厨房機器大手のホシザキは7月28日、真空冷却とマイクロ波加熱を組み合わせることでドリップを抑制しムラの少ない解凍を実現した〈真空マイクロ波解凍機 HVM-8TA3-T〉を発売する。
食材の解凍方法として一般的な約40度の温かい塩水を使った温塩水解凍や、流水解凍などでは、溶けやすい表面と溶けにくい内部で解凍ムラが発生するが、〈真空マイクロ波解凍機〉では、食材全体を電子レンジと同じマイクロ波で加熱しながら、食材表面を真空冷却することで、食材表面と内部の温度差を広げずに解凍できるようにした。
真空冷却とは、庫内を真空にすることで水の沸点が下がり、食材表面の氷が水にならず直接水蒸気になる昇華現象が起こり、その時に周りの熱を奪うため、食材表面の温度が下がるというもの。この2つの組み合わせにより、うまみ成分(ドリップ)流出の原因となる細胞の損傷を抑制し、解凍ムラが少なく、高品質の解凍を実現した。
食材による解凍時間の例としては、マグロ赤身の柵(5kg)では温塩水解凍で約2時間かかるところを約40分に、しらす(1kg)では冷蔵庫解凍で約12~24時間かかるところを約20分に、牛タン(1.5kg)では冷蔵庫解凍・温風式解凍庫解凍で約12~24時間かかるところを約15分にそれぞれ短縮でき、販売機会の創出にも役立てられる。

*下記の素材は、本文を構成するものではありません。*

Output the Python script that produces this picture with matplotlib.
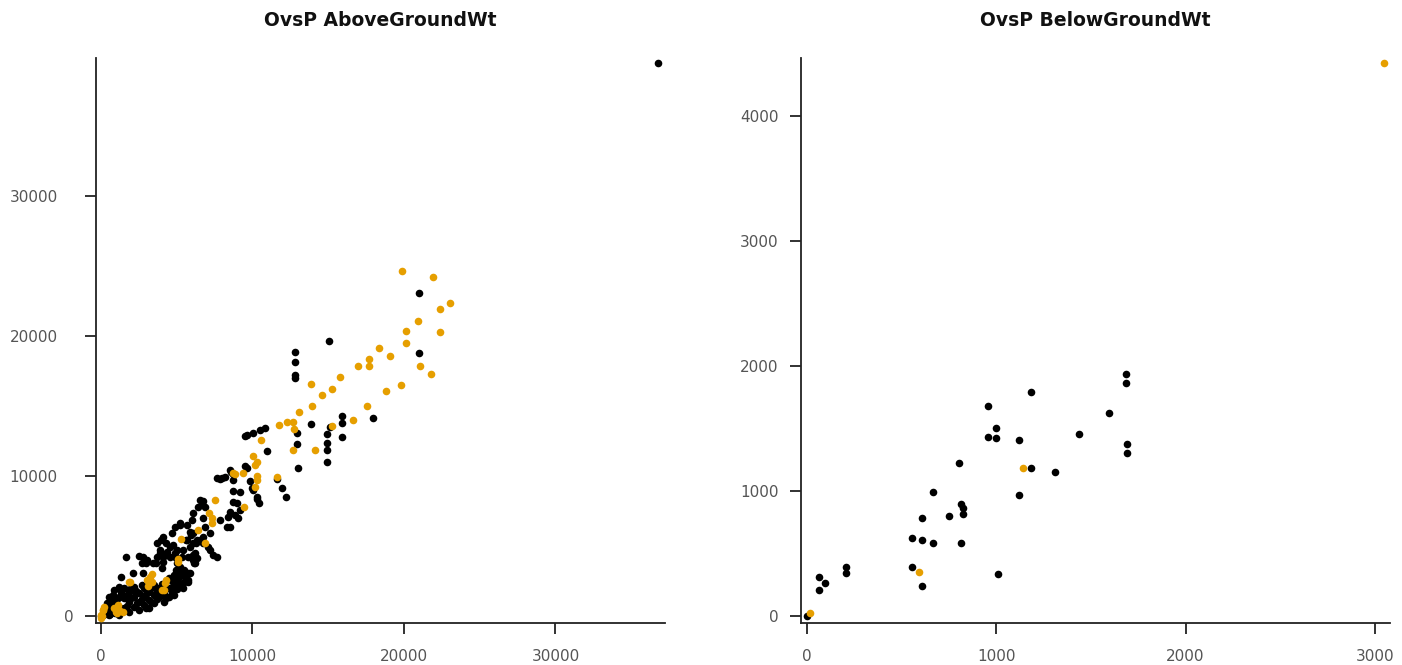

さらに、旧製品の大きさと価格についての顧客からの要望を踏まえ、技術改良とコスト低減努力を重ね、高い解凍性能を追求すると同時にサイズを小さくし、静音化を実現。形も縦長から上部をテーブルとして活用できる横長に変更し、操作ボタンはタッチパネル式で、解凍物の重量と解凍レベルを設定するだけで誰でも簡単に操作できるようにした。
サイズは幅1100×奥行600×高さ800㎜で、1回につき0.5~8.0kgの解凍処理が可能。価格は旧製品よりも3割減となる295万円(税別)となっている。今後、焼き肉チェーン店や回転寿司チェーン店などへの導入を目指すとしている。